Né c’è possibilità di aiuti immediati: effettuare operazioni bancarie è praticamente impossibile a causa delle sanzioni internazionali che persistono nonostante l’economia del Paese si trovi in uno stato disastroso. In questo contesto il fenomeno migratorio aumenta sempre di più: chi può lascia il proprio Paese, in particolare i giovani perché non vedono nessun futuro davanti. «La minoranza cristiana è ridotta quasi a zero – denuncia suor Arcangela – e questo fa male, pensando che la Siria è la culla del cristianesimo». Ma le suore di San Giuseppe dell’Apparizione ogni giorno nel loro ospedale continuano ad affrontare le drammatiche situazioni dei malati senza sottrarsi: «Facciamo del nostro meglio per aiutarli e per alleviare la loro sofferenza fisica e morale».
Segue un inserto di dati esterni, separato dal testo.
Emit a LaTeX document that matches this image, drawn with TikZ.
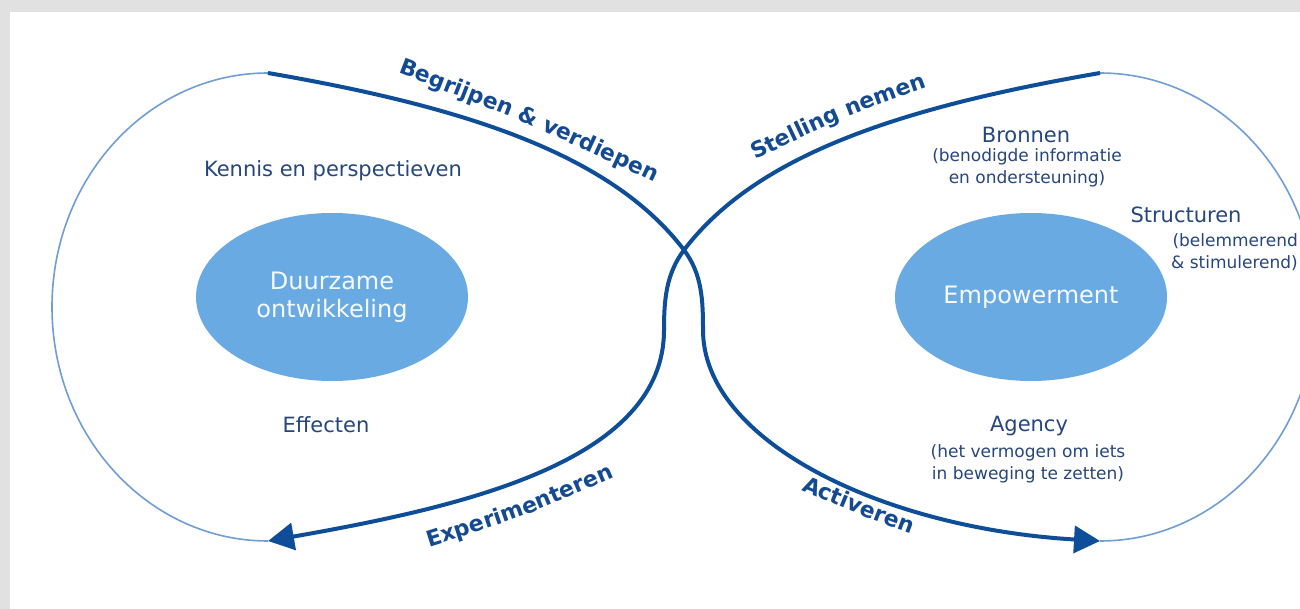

E la speranza non svanisce, anzi: «Nel buio in cui viviamo – conclude suor Arcangela – solo la fede ci dona la forza di resistere, di perseverare e andare avanti, cercando di seminare la speranza in un dialogo che ascolta, consola e dona coraggio. Essere missionaria in Siria, per me, significa testimoniare con la vita e con ogni mio gesto umano che Dio è Amore e tutti siamo fratelli, figli dello stesso Padre». A volte i malati si rivolgono a suor Arcangela dicendole che è una nuova madre Teresa di Calcutta. Lei si schermisce e commenta: «Mi sento ben lontana dall’essere paragonata a santa Teresa! Ma tutto questo mi permette di lodare il Signore: senza di Lui non potrei fare niente, è Lui che opera in me».